За кордоном тоже происходит движение в сторону воссоединения разрозненной семьи. Сергей Эфрон пишет 11 ноября 1921 года уже из Праги, куда приехал 9 ноября, однополчанину Всеволоду Александровичу Богенгардту и его жене Ольге Николаевне (и у них остались близкие в России) в Константинополь. Это поразительно – бит, гнут, ломан, выброшен в мировое пространство, Сережа, все тот же Сережа, дитя идеализма: «Отношение чехов к нам удивительно радушное – ничего подобного я не ожидал. Любовь к России и к русским здесь воспитывалась веками. Местное лучшее общество все говорит по-русски – говорить по-русски считается хорошим тоном. То же что было у нас с французским языком в былое время. Всюду – в университете, на улицах, в магазинах, в трамвае каждый русский окружен ласковой предупредительностью...»

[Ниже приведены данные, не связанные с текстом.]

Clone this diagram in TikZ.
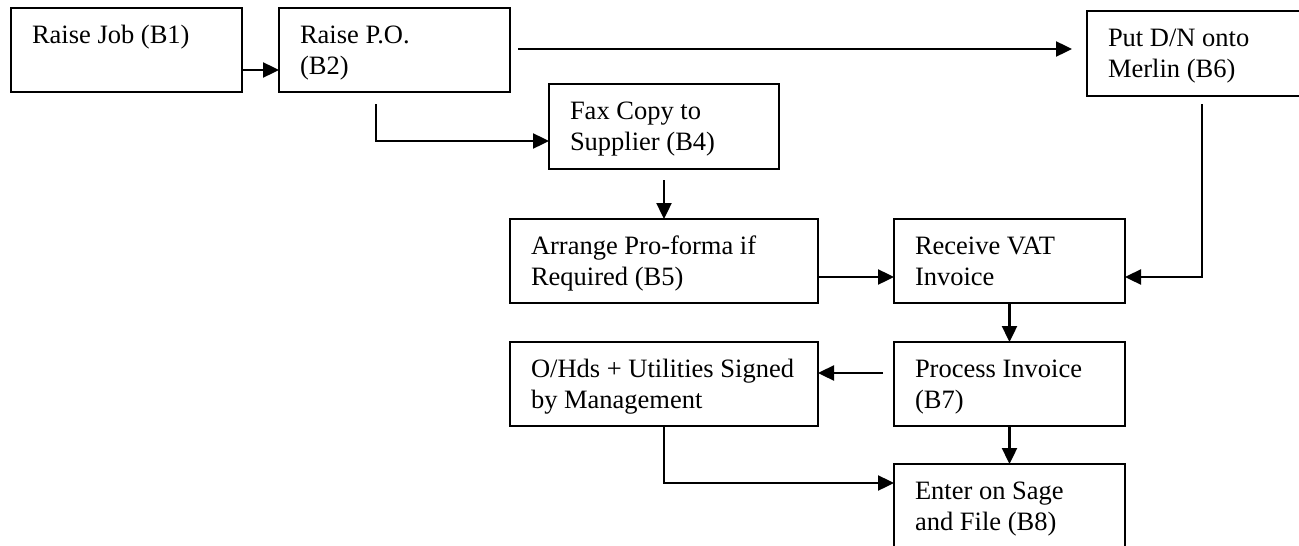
\documentclass[tikz,border=0pt]{standalone}
\usepackage{fontspec}
\setmainfont{Liberation Serif}
\usetikzlibrary{arrows.meta,calc}
\newcommand{\bt}[2]{\parbox[t]{#1}{#2}}
\tikzset{
  box/.style={draw, line width=2.2pt, rectangle, anchor=north west, outer sep=0pt,
    inner xsep=21pt, inner ysep=0pt, text height=35pt, text depth=49pt,
    font=\fontsize{26.5}{31.5}\selectfont},
  tall/.style={text depth=50pt},
  arr/.style={line width=2.4pt, -{Triangle[length=16pt,width=15pt]}}
}
\begin{document}
\begin{tikzpicture}[x=1pt,y=-1pt]
\path[use as bounding box] (0,0) rectangle (1299,546);
\clip (0,0) rectangle (1299,546);
\node[box] (b1) at (11,8) {\bt{189pt}{Raise Job (B1)}};
\node[box] (b2) at (279,8) {\bt{189pt}{Raise P.O.\\(B2)}};
\node[box,tall] (b6) at (1087,11) {\bt{189pt}{Put D/N onto\\Merlin (B6)}};
\node[box,tall] (b4) at (549,84) {\bt{188pt}{Fax Copy to\\Supplier (B4)}};
\node[box] (b5) at (510,219) {\bt{266pt}{Arrange Pro-forma if\\Required (B5)}};
\node[box] (rvat) at (894,219) {\bt{189pt}{Receive VAT\\Invoice}};
\node[box] (ohds) at (510,342) {\bt{266pt}{\mbox{O/Hds + Utilities Signed}\\by Management}};
\node[box] (proc) at (894,342) {\bt{189pt}{Process Invoice\\(B7)}};
\node[box] (enter) at (894,464) {\bt{189pt}{Enter on Sage\\and File (B8)}};

\draw[arr] (b1.east |- 0,70) -- (b2.west |- 0,70);
\draw[arr, shorten <=8pt, shorten >=15pt] (b2.east |- 0,49) -- (b6.west |- 0,49);
\draw[arr, shorten <=12pt] (376,0 |- b2.south) |- (b4.west |- 0,141);
\draw[arr, shorten <=11pt] (b4.south) -- (b5.north);
\draw[arr] (b5.east |- 0,277) -- (rvat.west |- 0,277);
\draw[arr, shorten <=8pt] (1202,0 |- b6.south) |- (rvat.east |- 0,277);
\draw[arr] (rvat.south) -- (proc.north);
\draw[arr, shorten <=11pt] (proc.west |- 0,373) -- (ohds.east |- 0,373);
\draw[arr] (proc.south) -- (enter.north);
\draw[arr] (ohds.south) |- (enter.west |- 0,483);
\end{tikzpicture}
\end{document}
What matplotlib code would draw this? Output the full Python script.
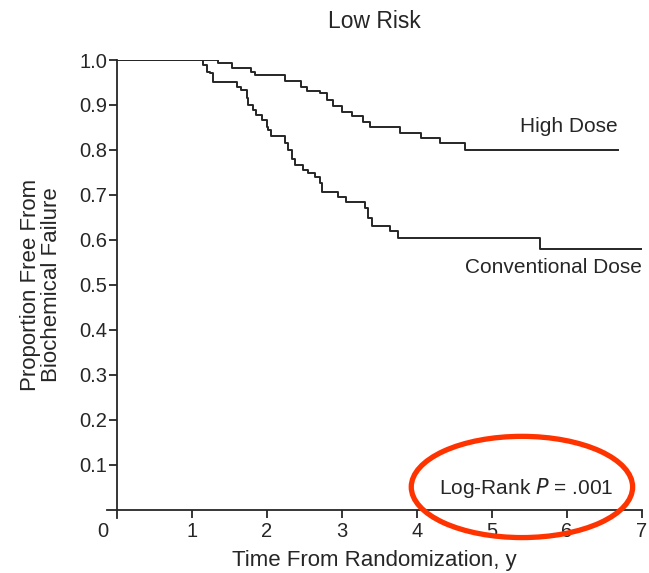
import matplotlib.pyplot as plt
from matplotlib.patches import Ellipse

plt.rcParams['font.family'] = ['Liberation Sans', 'DejaVu Sans']

# Kaplan-Meier step data (time in years, proportion free from failure)
high_t = [0, 1.35, 1.53, 1.79, 1.84, 2.24, 2.46, 2.53, 2.71, 2.80, 2.88, 3.00,
          3.13, 3.28, 3.37, 3.77, 4.06, 4.31, 4.64, 6.68]
high_s = [1.0, 0.993, 0.982, 0.974, 0.967, 0.954, 0.941, 0.931, 0.926, 0.91,
          0.897, 0.885, 0.876, 0.863, 0.852, 0.838, 0.826, 0.816, 0.80, 0.80]

conv_t = [0, 1.15, 1.20, 1.24, 1.28, 1.60, 1.66, 1.73, 1.75, 1.82, 1.86, 1.93,
          2.00, 2.02, 2.06, 2.24, 2.28, 2.33, 2.37, 2.48, 2.55, 2.64, 2.71, 2.73,
          2.95, 3.06, 3.31, 3.35, 3.40, 3.64, 3.75, 5.64, 7.0]
conv_s = [1.0, 0.989, 0.974, 0.970, 0.950, 0.941, 0.933, 0.915, 0.900, 0.889,
          0.878, 0.867, 0.852, 0.844, 0.830, 0.815, 0.800, 0.781, 0.767, 0.756,
          0.748, 0.741, 0.726, 0.707, 0.696, 0.685, 0.670, 0.648, 0.630, 0.619,
          0.604, 0.579, 0.579]

x_ticks = [1, 2, 3, 4, 5, 6, 7]
y_ticks = [0.1, 0.2, 0.3, 0.4, 0.5, 0.6, 0.7, 0.8, 0.9, 1.0]

fig = plt.figure(figsize=(6.49, 5.73), dpi=100)
ax = fig.add_axes([107 / 649, 55 / 573, 535 / 649, 458 / 573])

ink = '#262626'
ax.step(high_t, high_s, where='post', color=ink, lw=1.4)
ax.step(conv_t, conv_s, where='post', color=ink, lw=1.4)

ax.set_xlim(-0.13, 7.0)
ax.set_ylim(-0.018, 1.0)
for s in ['top', 'right']:
    ax.spines[s].set_visible(False)
ax.spines['left'].set_position(('data', 0))
ax.spines['bottom'].set_position(('data', 0))
for s in ['left', 'bottom']:
    ax.spines[s].set_linewidth(1.3)
    ax.spines[s].set_color(ink)

ax.set_xticks(x_ticks)
ax.set_xticklabels([str(v) for v in x_ticks])
ax.set_yticks(y_ticks)
ax.set_yticklabels([f'{v:.1f}' for v in y_ticks])
ax.tick_params(direction='out', length=6, width=1.3, colors=ink,
               labelsize=14.5)
ax.tick_params(axis='y', pad=1)
ax.tick_params(axis='x', pad=3)

# shared origin label
ax.text(-0.19, -0.049, '0', ha='center', va='center', fontsize=14.5, color=ink)

ax.set_title('Low Risk', fontsize=16.5, color=ink, pad=23)
ax.set_xlabel('Time From Randomization, y', fontsize=16, color=ink, labelpad=6)
fig.text(41 / 649, (573 - 285) / 573, 'Proportion Free From\nBiochemical Failure',
         rotation=90, ha='center', va='center', fontsize=16, color=ink,
         linespacing=1.0)

ax.text(6.68, 0.853, 'High Dose', ha='right', va='center', fontsize=15, color=ink)
ax.text(7.0, 0.538, 'Conventional Dose', ha='right', va='center', fontsize=15,
        color=ink)
ax.text(5.46, 0.049, 'Log-Rank $\\it{P}$ = .001', ha='center', va='center',
        fontsize=15, color=ink)

ax.add_patch(Ellipse((5.4, 0.051), 2.95, 0.225, fill=False,
                     edgecolor='#ff3300', lw=3.8, clip_on=False, zorder=5))

fig.savefig('out.png', dpi=100)
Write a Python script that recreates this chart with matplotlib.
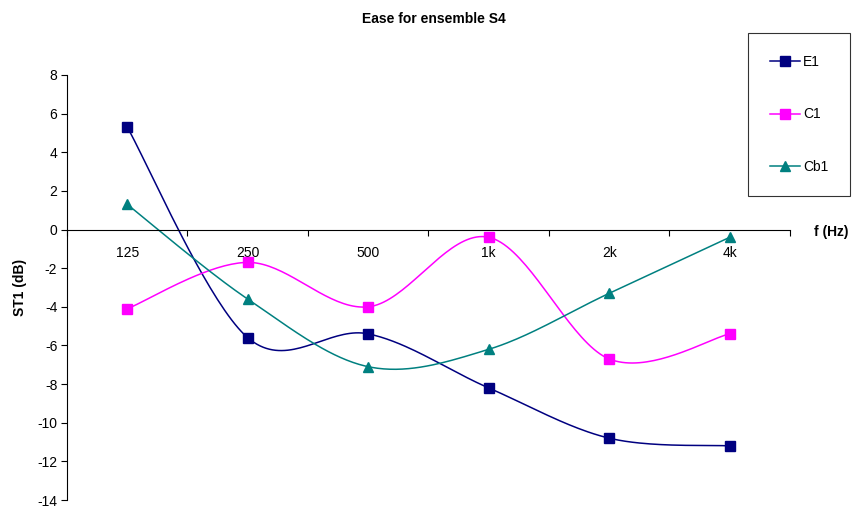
import numpy as np
import matplotlib
matplotlib.use('Agg')
import matplotlib.pyplot as plt

plt.rcParams['font.family'] = ['Liberation Sans', 'DejaVu Sans']
plt.rcParams['axes.unicode_minus'] = False

freqs = ['125', '250', '500', '1k', '2k', '4k']
e1 = [5.3, -5.6, -5.4, -8.2, -10.8, -11.2]
c1 = [-4.1, -1.7, -4.0, -0.4, -6.7, -5.4]
cb1 = [1.3, -3.6, -7.1, -6.2, -3.3, -0.4]


def smooth(x, y, n=40):
    # excel-like smoothed line: bezier segments with catmull-rom control points
    x = np.asarray(x, float)
    y = np.asarray(y, float)
    px = np.concatenate([[x[0]], x, [x[-1]]])
    py = np.concatenate([[y[0]], y, [y[-1]]])
    t = np.linspace(0, 1, n)
    xs, ys = [], []
    for i in range(1, len(px) - 2):
        p0 = np.array([px[i], py[i]])
        p3 = np.array([px[i + 1], py[i + 1]])
        c1_ = p0 + (p3 - np.array([px[i - 1], py[i - 1]])) / 6
        c2_ = p3 - (np.array([px[i + 2], py[i + 2]]) - p0) / 6
        b = ((1 - t) ** 3)[:, None] * p0 + (3 * (1 - t) ** 2 * t)[:, None] * c1_ \
            + (3 * (1 - t) * t ** 2)[:, None] * c2_ + (t ** 3)[:, None] * p3
        xs.append(b[:, 0])
        ys.append(b[:, 1])
    return np.concatenate(xs), np.concatenate(ys)


fig = plt.figure(figsize=(8.54, 5.12), dpi=100)
ax = fig.add_axes([67 / 854, 1 - 500 / 512, (790 - 67) / 854, (500 - 75) / 512])

x = np.arange(len(freqs))
series = [('E1', e1, '#000080', 's'), ('C1', c1, '#FF00FF', 's'), ('Cb1', cb1, '#008080', '^')]
handles = []
for name, vals, col, mk in series:
    sx, sy = smooth(x, vals)
    ax.plot(sx, sy, color=col, lw=1.1, zorder=2)
    ax.plot(x, vals, linestyle='none', marker=mk, color=col, markersize=7.5, zorder=3)
    h, = ax.plot([], [], color=col, lw=1.1, marker=mk, markersize=7.5)
    handles.append(h)

ax.set_xlim(-0.5, 5.5)
ax.set_ylim(-14, 8)
ax.set_yticks(np.arange(-14, 9, 2))
ax.set_xticks(x)
ax.set_xticklabels(freqs)
ax.set_xticks(np.arange(-0.5, 6, 1), minor=True)
ax.tick_params(axis='x', which='major', length=0, pad=12, labelsize=10)
ax.tick_params(axis='x', which='minor', length=4, direction='out', width=0.8)
ax.tick_params(axis='y', length=4, direction='out', width=0.8, labelsize=10, pad=3)

ax.spines['top'].set_visible(False)
ax.spines['right'].set_visible(False)
ax.spines['bottom'].set_position(('data', 0))
ax.spines['left'].set_linewidth(0.8)
ax.spines['bottom'].set_linewidth(0.8)

fig.text(434 / 854, 1 - 19 / 512, 'Ease for ensemble S4', ha='center', va='center',
         fontsize=10, fontweight='bold')
fig.text(831 / 854, 1 - 232 / 512, 'f (Hz)', ha='center', va='center',
         fontsize=10, fontweight='bold')
fig.text(20 / 854, 1 - 287 / 512, 'ST1 (dB)', ha='center', va='center',
         fontsize=10, fontweight='bold', rotation=90)

leg = fig.legend(handles, ['E1', 'C1', 'Cb1'], loc='upper left',
                 bbox_to_anchor=(748 / 854, 1 - 33 / 512), frameon=True, fancybox=False,
                 fontsize=10, labelspacing=2.8, handlelength=2.2, handletextpad=0.2,
                 borderpad=1.55, borderaxespad=0)
leg.get_frame().set_edgecolor('black')
leg.get_frame().set_linewidth(0.8)

fig.savefig('out.png', dpi=100)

Напоследок, в виду отъезда, Марина сближается с Надеждой Нолле-Коган, закатной подругой Блока, шла молва о рождении у нее сына от поэта. Нолле-Коган не опровергала, Марина целиком верила в молву. Сын у Нолле-Коган действительно был, звали его Саша, по впечатлению Марины, видевшей его: «Похож – больше нельзя». Переводчица с немецкого, Надежда Александровна была женой Петра Семеновича Когана, профессора литературоведения, в 1921-м президента Государственной академии художественных наук. Он работал в театральном отделе Наркомпроса, преподавал в вузах Москвы и Петрограда, но главное – именно они с женой устроили последний приезд Блока в Москву, и жил Блок в те 10 майских дней у них в трехкомнатной квартире в доме № 51 на Арбате. Так или иначе, МЦ в название цикла «Подруга» вложила смысл, не равный этому понятию в цикле «Ошибка», посвященном Софии Парнок. Имелась в виду Нолле-Коган относительно Блока:
Последняя дружба
В последнем обвале.
Что нужды, что нужды –
Как здесь называли?
Над черной канавой,
Над битвой бурьянной,
Последнею славой
Встаешь, – безымянной.
Год кончался, Марину опять зовет образ Ахматовой, она договаривает-допевает сюжет ахматовской легенды:
Где сподручники твои,
Те сподвижнички?
Белорученька моя,
Чернокнижница!
Не загладить тех могил
Слезой, славою.
Один заживо ходил –
Как удавленный.
Другой к стеночке пошел
Искать прибыли.
(И гордец же был сокол!)
Разом выбыли.
Марина напрочь не помнит давнего гумилевского порицания ее стихов. Прощено, забыто. Как не было.